During years of relentless touring across Europe, Janine Cathrein collected lyrical seeds and small melodic fossils. After working on these sketches in the band room for several weeks, the band gathered in the mountains in Flims, Switzerland — a village wrapped in the murmur of a forest grown on ancient debris. During spring and autumn of 2024, in a house by the edge of the woods, they built a home studio in the living room. A world of cables and tea mugs, of morning jazz jams and the occasional breakdown.
For weeks, the band lived and breathed these songs. Friends came to cook, to hold space, to let time pass without asking questions. The place itself shaped the record. “The forest there is strange,” Janine says. “It feels alive, like it’s watching and listening.”
Paul Märki (CH) and Gavin Gardiner (CAN) joined the recording sessions and helped the songs find their final forms.
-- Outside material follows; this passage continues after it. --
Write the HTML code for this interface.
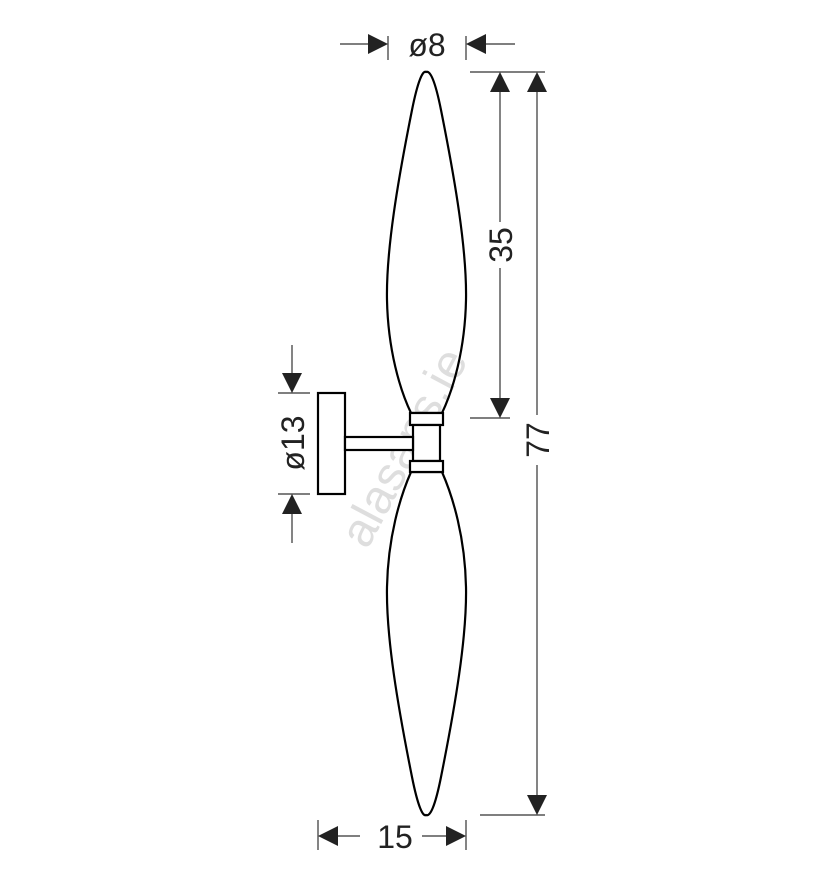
<!DOCTYPE html>
<html><head><style>body{margin:0;background:#fff}svg{display:block}</style></head>
<body>
<svg width="828" height="886" viewBox="0 0 828 886" xmlns="http://www.w3.org/2000/svg" font-family="Liberation Sans, sans-serif">
<text x="418" y="455" font-size="48" fill="#dedede" text-anchor="middle" transform="rotate(-62 418 455)">alasans.ie</text>
<g fill="none" stroke="#000" stroke-width="2.2">
<path d="M426 72 C423 70 418 80 412 110 C398 180 386 250 387 300 C388 350 400 390 411 413 L442 413 C453 390 465 350 466 300 C467 250 455 180 441 110 C435 80 430 70 426 72 Z"/>
<path d="M426 815 C423 817 418 807 412 777 C398 707 386 637 387 587 C388 537 400 497 411 472 L442 472 C453 497 465 537 466 587 C467 637 455 707 441 777 C435 807 430 817 426 815 Z"/>
<rect x="410" y="413" width="33" height="12" fill="#fff"/>
<rect x="413" y="425" width="27" height="36" fill="#fff"/>
<rect x="410" y="461" width="33" height="11" fill="#fff"/>
<rect x="318" y="393" width="27" height="101" fill="#fff"/>
<rect x="345" y="437" width="68" height="13" fill="#fff"/>
</g>
<g stroke="#333" stroke-width="1.2" fill="none">
<line x1="340" y1="44" x2="375" y2="44"/><line x1="388" y1="36" x2="388" y2="60"/>
<line x1="480" y1="44" x2="515" y2="44"/><line x1="466" y1="36" x2="466" y2="60"/>
<line x1="470" y1="72" x2="545" y2="72"/>
<line x1="500" y1="85" x2="500" y2="222"/><line x1="500" y1="268" x2="500" y2="405"/>
<line x1="470" y1="418" x2="510" y2="418"/>
<line x1="537" y1="85" x2="537" y2="415"/><line x1="537" y1="465" x2="537" y2="800"/>
<line x1="480" y1="815" x2="545" y2="815"/>
<line x1="292" y1="345" x2="292" y2="380"/><line x1="278" y1="393" x2="310" y2="393"/>
<line x1="292" y1="507" x2="292" y2="543"/><line x1="278" y1="494" x2="310" y2="494"/>
<line x1="318" y1="820" x2="318" y2="850"/><line x1="466" y1="820" x2="466" y2="850"/>
<line x1="330" y1="836" x2="360" y2="836"/><line x1="422" y1="836" x2="454" y2="836"/>
</g>
<g fill="#222">
<polygon points="388,44 368,34 368,54"/>
<polygon points="466,44 486,34 486,54"/>
<polygon points="500,72 490,92 510,92"/>
<polygon points="500,418 490,398 510,398"/>
<polygon points="537,72 527,92 547,92"/>
<polygon points="537,815 527,795 547,795"/>
<polygon points="292,393 282,373 302,373"/>
<polygon points="292,494 282,514 302,514"/>
<polygon points="318,836 338,826 338,846"/>
<polygon points="466,836 446,826 446,846"/>
</g>
<g fill="#222" font-size="32" text-anchor="middle">
<text x="427" y="56">ø8</text>
<text x="395" y="848">15</text>
<text transform="translate(512 245) rotate(-90)">35</text>
<text transform="translate(549 440) rotate(-90)">77</text>
<text transform="translate(304 443) rotate(-90)">ø13</text>
</g>
</svg>
</body></html>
They recorded the basic tracks of it live, as usual, chasing that delicate magic of imperfection: a reminder that music is a living thing, breathing through the players. It’s impossible to separate this music from the grief that birthed it. The death of Janine and Vera’s father left an invisible handprint. “Nothing ever leaves,” Janine says. “The dead stay. They live inside your voice, your hands, your dreams. Everything happens all at once.”
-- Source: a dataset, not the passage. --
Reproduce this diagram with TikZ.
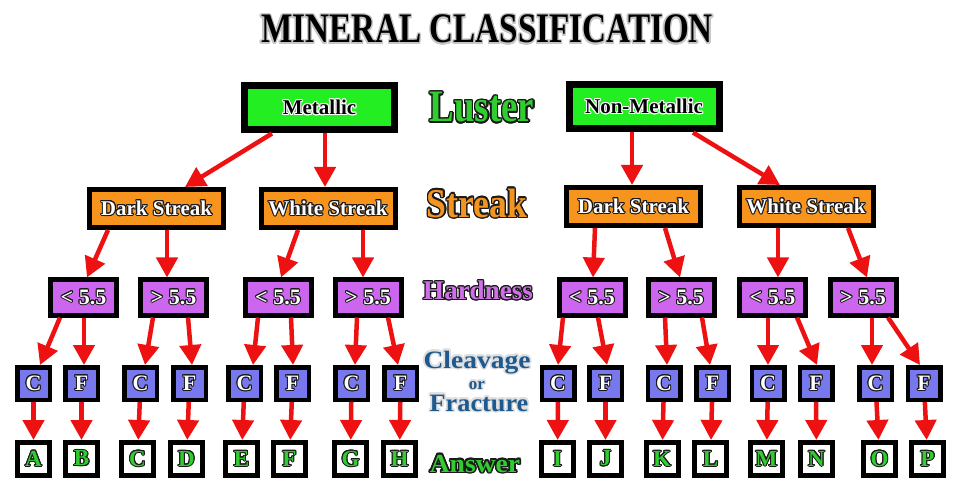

Musically, Everything is both stripped to the bone and magnificently alive. The band, sharpened by years of touring, plays as one living organism. There are moments when Janine’s voice stands alone with just a guitar, trembling and unguarded; and others where a brass section rises like sunlight spilling over mountains; a clarinet sighs; strings unfurl like roots searching for air and choirs rise like sap through trees. The cinematic arrangements move like shifting weather fronts. It’s music that asks you to listen with your skin.